Interesting question. The angular estimates for a GRB "killer beam" would have an opening angle of perhaps 0.2 radians, so that means the line of danger across the beam at our distance is 1-2 kly. So I don't think the Sun would "leave" the beam in 10-100 thousand years, the issue would instead be if it were in the beam at all. The Sun has only about a half a percent chance of being in the beam of any given GRB, if the opening angle is indeed 0.2 radians.

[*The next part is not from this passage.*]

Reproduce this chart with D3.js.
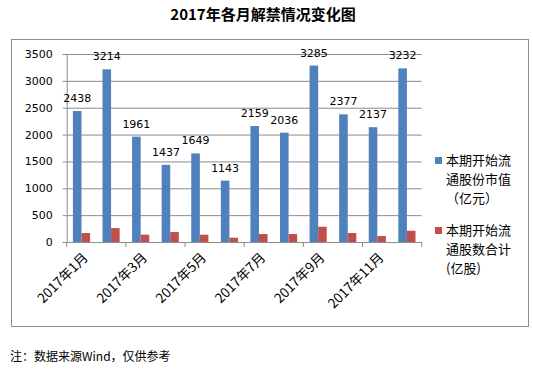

But WR104 is known to angle generally toward us, so for that system the chances must be a lot higher, maybe in the ballpark of 50/50. So that's the first thing that must be determined. If we're sure we're in the beam direction, and we're sure a GRB would present a danger to life, then we'd be looking at roughly a 1/100,000 chance every year. That's probably comparable to killer asteroid chances (not of widespread extinction, but of a significant environmental threat). So I don't have a good handle on the uncertainties or the threat to Earth of a GRB, but it certainly seems possible that WR104 by itself poses as significant a threat over the next 10-100,000 years as do near-Earth asteroids. I'm not losing sleep over either, but they are both worthy of keeping in mind and monitoring. One should not cry "sensationalized" for this report, but then track issues like will Apophis cause widespread loss of life.